More snow and rain is falling in the Arctic

The Arctic is getting wetter.

For a long time scientists could identify no trends in the amount of snow, rain and freezing rain across the region, but that’s now changed.

A University of Alaska Fairbanks-led investigation has found statistically significant increases in precipitation on the order of 10% to 15% since 1950.

It’s getting wetter everywhere, and in all seasons, with a shift from snow to rain at the fringes of the Arctic where the temperatures are highest.

October 2021 through to September 2022 was the 3rd wettest year of the past 72 years.

The assessment is contained in the 2022 Arctic Report Card, an annual publication from the US National Oceanic and Atmospheric Administration (Noaa).

This is a peer-reviewed document that for the past 17 years has been charting climate impacts in the polar north – one of the fastest warming regions on Earth.

It tracks key Arctic indicators, or “vital signs”, and this year sees precipitation added to this list for the first time.

Prof John Walsh from University of Alaska Fairbanks said the sparseness of monitoring stations in the Arctic, especially out over the ocean, had always made it extremely difficult to judge some weather trends. But by taking two independent analytical approaches – using the data that does exist and a global climate model – it was now possible to get a meaningful picture.

“We also looked at trends in heavy precipitation events,” he explained.

“As an example, Utqiagvik in northern Alaska had its wettest day on record just this past July.

“Over most parts of the Arctic, there are positive trends in the years’ heaviest one-day and five-day precipitation amounts. This is especially true in the sub-Arctic North Atlantic, while the number of consecutive wet days is increasing over much of the central Arctic.”

The remnant of Typhoon Merbok battered Alaska’s west coast in September

Freezing rain is becoming a bigger issue. Alaska’s second largest city, Fairbanks, recently experienced a 35mm downfall. The problem is the ice layer that’s left behind. It makes roads more hazardous and creates difficulties for foraging wildlife until the spring thaw comes.

Other complications include the rapid melt of heavier amounts of snowfall, which leads to flooding.

“The infrastructure that’s in place, the drainage systems in the villages, in urban areas, is designed for the past,” said Prof Walsh. “And as we get new extremes of precipitation then the infrastructure is not going to be able to handle everything that’s falling.”

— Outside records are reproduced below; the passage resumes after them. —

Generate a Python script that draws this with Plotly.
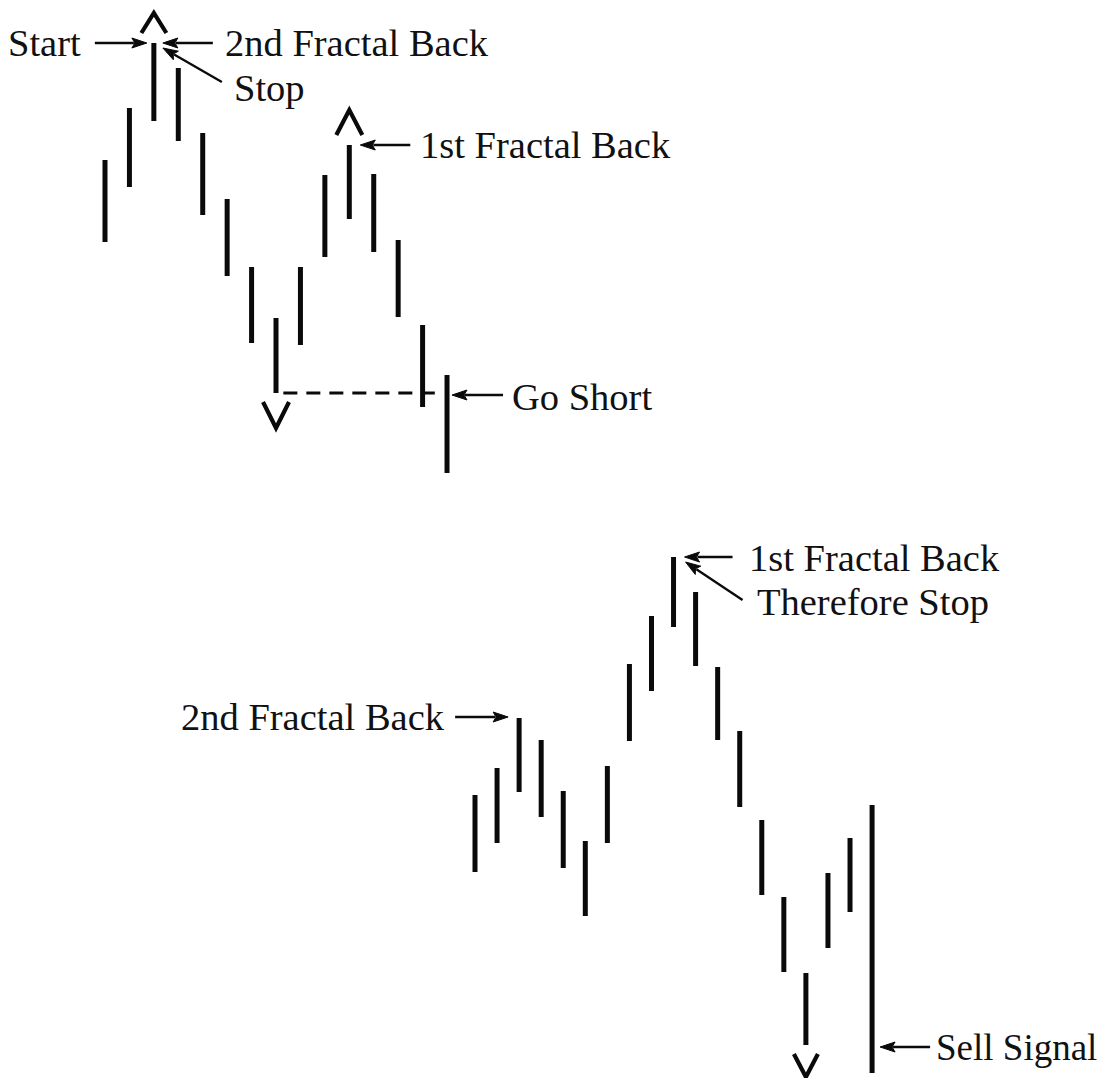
import math
import plotly.graph_objects as go

# ---------------- data ----------------
# Upper example: 15 price bars (high / low)
top_idx = list(range(15))
top_high = [91.8, 97.0, 103.5, 101.0, 94.5, 87.9, 81.1, 76.0, 81.1, 90.3, 93.3, 90.4, 83.8, 75.3, 70.3]
top_low = [83.6, 89.1, 95.7, 93.7, 86.3, 80.2, 73.5, 68.5, 73.3, 82.1, 85.9, 82.6, 76.1, 67.1, 60.5]

# Lower example: 19 price bars (high / low)
bot_idx = list(range(19))
bot_high = [28.3, 31.0, 36.0, 33.8, 28.7, 23.7, 31.2, 41.4, 46.2, 52.1, 48.6, 41.1, 34.7, 25.8, 18.1, 10.5, 20.5, 24.0, 27.3]
bot_low = [20.6, 23.5, 28.6, 26.1, 21.0, 16.2, 23.5, 33.7, 38.7, 45.1, 41.2, 33.8, 27.1, 18.3, 10.6, 3.3, 13.0, 16.6, 0.5]

# key bars
top_up_fractals = [2, 10]      # "^" marks
top_down_fractal = 7           # "v" mark, breakout level
top_entry = 14                 # Go Short bar
bot_fractal2 = 2
bot_fractal1 = 9
bot_down_fractal = 15
bot_signal = 18

INK = "#0a0a0a"
FONT = dict(family="Liberation Serif, Times New Roman, serif", size=38.5, color="#111111")


def bar_xy(idx, hi, lo):
    xs, ys = [], []
    for i, h, l in zip(idx, hi, lo):
        xs += [i, i, None]
        ys += [h, l, None]
    return xs, ys


fig = go.Figure()

xs, ys = bar_xy(top_idx, top_high, top_low)
fig.add_trace(go.Scatter(x=xs, y=ys, mode="lines", xaxis="x", yaxis="y",
                         line=dict(color=INK, width=5), hoverinfo="skip", showlegend=False))
xs, ys = bar_xy(bot_idx, bot_high, bot_low)
fig.add_trace(go.Scatter(x=xs, y=ys, mode="lines", xaxis="x2", yaxis="y",
                         line=dict(color=INK, width=5), hoverinfo="skip", showlegend=False))

# dashed breakout line from the down fractal low to the entry bar
lvl = top_low[top_down_fractal]
fig.add_trace(go.Scatter(x=[top_down_fractal + 0.3, top_entry - 0.5], y=[lvl, lvl],
                         mode="lines", xaxis="x", yaxis="y",
                         line=dict(color=INK, width=2.8, dash="14px,9px"),
                         hoverinfo="skip", showlegend=False))

shapes = []


def pix_shape(xref, xa, ya, path, **kw):
    d = dict(type="path", xref=xref, yref="y", xsizemode="pixel", ysizemode="pixel",
             xanchor=xa, yanchor=ya, path=path, layer="above")
    d.update(kw)
    return d


def chevron(xref, xa, ya, apex_dy, leg_dy, half):
    p = f"M{-half},{leg_dy} L0,{apex_dy} L{half},{leg_dy}"
    shapes.append(pix_shape(xref, xa, ya, p, line=dict(color=INK, width=4.2), fillcolor="rgba(0,0,0,0)"))


def arrow(xref, xa, ya, tip, tail, head_len=15, head_half=5):
    tx, ty = tip
    sx, sy = tail
    dx, dy = tx - sx, ty - sy
    n = math.hypot(dx, dy)
    ux, uy = dx / n, dy / n
    px, py = -uy, ux
    bx, by = tx - ux * head_len, ty - uy * head_len
    # shaft
    shapes.append(pix_shape(xref, xa, ya, f"M{sx},{sy} L{bx + ux*2:.2f},{by + uy*2:.2f}",
                            line=dict(color=INK, width=2.3)))
    # filled head (slightly notched)
    nx, ny = tx - ux * head_len * 0.8, ty - uy * head_len * 0.8
    p = (f"M{tx},{ty} L{bx + px*head_half:.2f},{by + py*head_half:.2f} "
         f"L{nx:.2f},{ny:.2f} L{bx - px*head_half:.2f},{by - py*head_half:.2f} Z")
    shapes.append(pix_shape(xref, xa, ya, p, line=dict(color=INK, width=1), fillcolor=INK))


# ---- upper example ----
i = top_up_fractals[0]
chevron("x", i, top_high[i], 30, 10, 12.5)
i = top_up_fractals[1]
chevron("x", i, top_high[i], 35, 10, 13)
chevron("x", top_down_fractal, top_low[top_down_fractal], -35, -9, 13)

i = top_up_fractals[0]
arrow("x", i, top_high[i], (-7, 0), (-59, 0))
arrow("x", i, top_high[i], (9, 0), (59, 0))
arrow("x", i, top_high[i], (9, -5), (68, -39))
i = top_up_fractals[1]
arrow("x", i, top_high[i], (11, 0), (61, 0))
arrow("x", top_entry, lvl, (5, -2), (56, -2))

# ---- lower example ----
chevron("x2", bot_down_fractal, bot_low[bot_down_fractal], -32, -9, 12)
arrow("x2", bot_fractal2, bot_high[bot_fractal2], (-11, 1), (-64, 1))
arrow("x2", bot_fractal1, bot_high[bot_fractal1], (11, 0), (59, 0))
arrow("x2", bot_fractal1, bot_high[bot_fractal1], (12, -5), (69, -43))
arrow("x2", bot_signal, bot_low[bot_signal], (8, 26), (58, 26))

annotations = []


def label(xref, xa, ya, text, xanchor, xshift, yshift, size=None):
    f = dict(FONT)
    if size:
        f["size"] = size
    annotations.append(dict(xref=xref, yref="y", x=xa, y=ya, text=text, showarrow=False,
                            xanchor=xanchor, yanchor="middle", xshift=xshift, yshift=yshift,
                            font=f))


i = top_up_fractals[0]
label("x", i, top_high[i], "Start", "right", -71, 0)
label("x", i, top_high[i], "2nd Fractal Back", "left", 69, 0)
label("x", i, top_high[i], "Stop", "left", 78, -45)
i = top_up_fractals[1]
label("x", i, top_high[i], "1st Fractal Back", "left", 69, 0)
label("x", top_entry, lvl, "Go Short", "left", 63, -4)

label("x2", bot_fractal2, bot_high[bot_fractal2], "2nd Fractal Back", "right", -72, 1)
label("x2", bot_fractal1, bot_high[bot_fractal1], "1st Fractal Back", "left", 73, -1)
label("x2", bot_fractal1, bot_high[bot_fractal1], "Therefore Stop", "left", 81, -45)
label("x2", bot_signal, bot_low[bot_signal], "Sell Signal", "left", 62, 26, size=37)

# the page adds an 8px body margin, so the figure is 8px smaller each way
W, H = 1099, 1070
hidden = dict(visible=False, showgrid=False, zeroline=False, fixedrange=True)
fig.update_layout(
    width=W, height=H,
    margin=dict(l=0, r=0, t=0, b=0),
    paper_bgcolor="white", plot_bgcolor="white",
    xaxis=dict(range=[-97 / 24.43, (W - 97) / 24.43], domain=[0, 1], anchor="y", **hidden),
    xaxis2=dict(range=[-467 / 22.06, (W - 467) / 22.06], domain=[0, 1], anchor="y",
                overlaying="x", **hidden),
    yaxis=dict(range=[0, 107.0], domain=[0, 1], **hidden),
    shapes=shapes,
    annotations=annotations,
    showlegend=False,
)

fig.write_html("out.html")
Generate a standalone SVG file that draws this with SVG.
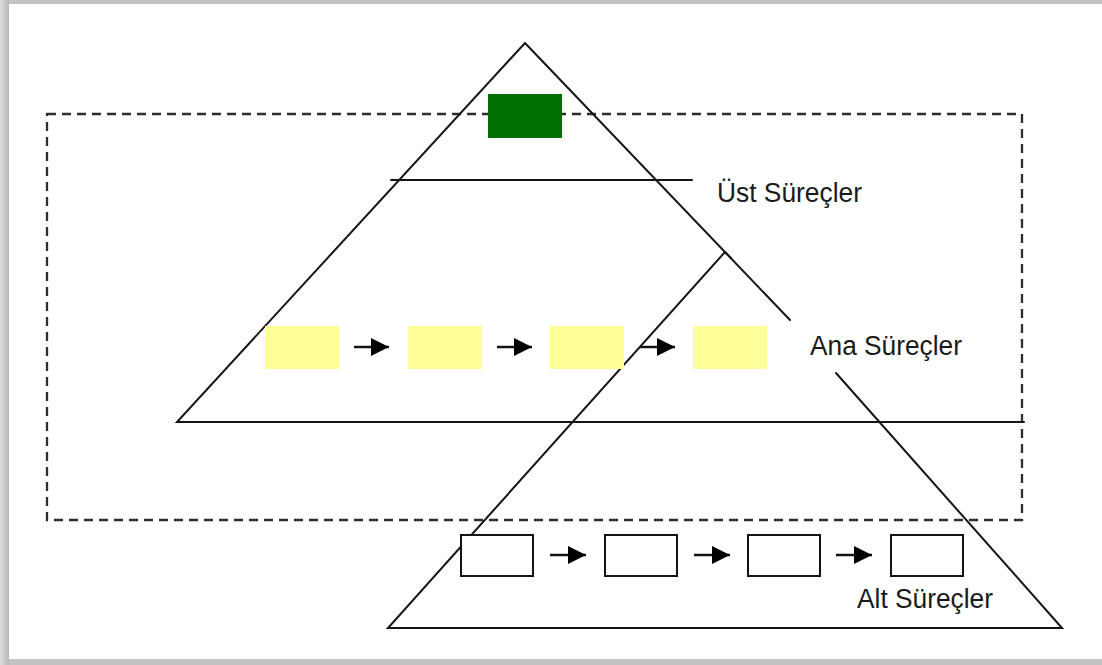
<svg xmlns="http://www.w3.org/2000/svg" width="1102" height="665" viewBox="0 0 1102 665">
  <defs>
    <linearGradient id="leftShade" x1="0" y1="0" x2="1" y2="0">
      <stop offset="0" stop-color="#dcdcdc"/>
      <stop offset="1" stop-color="#b8b8b8"/>
    </linearGradient>
    <marker id="arr" viewBox="0 0 10 10" refX="10" refY="5" markerWidth="7" markerHeight="7" markerUnits="strokeWidth" orient="auto">
      <path d="M0,0 L10,5 L0,10 z" fill="#000"/>
    </marker>
  </defs>
  <style>
    .ln { stroke: #141414; stroke-width: 2; fill: none; stroke-linecap: round; }
    .dash { stroke: #2e2e2e; stroke-width: 2.3; fill: none; stroke-dasharray: 9 6; }
    .ybox { fill: #ffff99; }
    .wbox { fill: #fff; stroke: #141414; stroke-width: 2; }
    .con { stroke: #141414; stroke-width: 2.6; fill: none; marker-end: url(#arr); }
    .lbl { font-family: "Liberation Sans", Arial, sans-serif; font-size: 27px; fill: #1a1a1a; }
  </style>

  <!-- frame -->
  <rect x="0" y="0" width="1102" height="665" fill="#c2c2c2"/>
  <rect x="0" y="0" width="9" height="665" fill="url(#leftShade)"/>
  <rect x="9" y="4" width="1093" height="655" fill="#ffffff"/>

  <!-- dashed region -->
  <rect class="dash" x="47" y="114" width="975" height="406"/>

  <!-- big triangle -->
  <g id="upper-pyramid">
    <path class="ln" d="M790,320 L525,43 L177,422 L1024,422"/>
    <path class="ln" d="M391,180 L692,180"/>
  </g>

  <!-- small triangle -->
  <g id="lower-pyramid">
    <path class="ln" d="M725,252 L388,628 L1062,628 L836,373"/>
    <path class="ln" d="M725,252 L731,258"/>
  </g>

  <!-- top node -->
  <g id="top-process">
    <rect x="488" y="94" width="74" height="44" fill="#007000"/>
  </g>

  <!-- main processes -->
  <g id="main-1"><rect class="ybox" x="265" y="326" width="74" height="43"/></g>
  <g id="main-2"><rect class="ybox" x="408" y="326" width="74" height="43"/></g>
  <g id="main-3"><rect class="ybox" x="550" y="326" width="74" height="43"/></g>
  <g id="main-4"><rect class="ybox" x="693" y="326" width="74" height="43"/></g>

  <!-- sub processes -->
  <g id="sub-1"><rect class="wbox" x="461" y="535" width="72" height="41"/></g>
  <g id="sub-2"><rect class="wbox" x="605" y="535" width="72" height="41"/></g>
  <g id="sub-3"><rect class="wbox" x="748" y="535" width="72" height="41"/></g>
  <g id="sub-4"><rect class="wbox" x="891" y="535" width="72" height="41"/></g>

  <!-- connectors -->
  <g id="connectors">
    <line class="con" x1="354" y1="347" x2="389" y2="347"/>
    <line class="con" x1="497" y1="347" x2="532" y2="347"/>
    <line class="con" x1="640" y1="347" x2="675" y2="347"/>
    <line class="con" x1="550" y1="555" x2="586" y2="555"/>
    <line class="con" x1="694" y1="555" x2="730" y2="555"/>
    <line class="con" x1="836" y1="555" x2="872" y2="555"/>
  </g>

  <!-- labels -->
  <g id="label-ust"><text class="lbl" x="717" y="202" textLength="145" lengthAdjust="spacingAndGlyphs">Üst Süreçler</text></g>
  <g id="label-ana"><text class="lbl" x="810" y="355" textLength="152" lengthAdjust="spacingAndGlyphs">Ana Süreçler</text></g>
  <g id="label-alt"><text class="lbl" x="857" y="608" textLength="136" lengthAdjust="spacingAndGlyphs">Alt Süreçler</text></g>
</svg>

Warmer temperatures mean more moisture is evaporating from the ocean, which will eventually precipitate out and show up as snow or rain. But the higher temperatures are also melting the sea-ice cover, exposing more ocean to evaporation, leading to further precipitation.

Indigenous people
Indigenous people are intimately connected with the environment

“The wolf is in the house,” commented Noaa Administrator Rick Spinrad.

“By that I mean the climate impacts we’re seeing in Alaska: melting permafrost that’s warping roads; melting ice that’s forcing entire indigenous communities to relocate; warming waters that are forcing fish to migrate, with ripple effects for the entire Alaskan seafood industry; fire seasons that last far longer than they ever have – that’s just a snapshot of what parts of the lower 48 (US States) might expect in the very near future.”

Jackie Qataliña Schaeffer is director of climate initiatives for the Alaska Native Tribal Health Consortium. She said: “Arctic indigenous people interact intimately with our environment. And our safety depends on knowing how to operate on land and sea.

“The distribution, quality, thickness and timing of ice on the ocean, lakes and rivers drive nearly every aspect of life in the Arctic, from boating to whaling, to seal hunting, to the safety of fishing and foraging.”

The Arctic Report Card was released at the American Geophysical Union Fall Meeting in Chicago.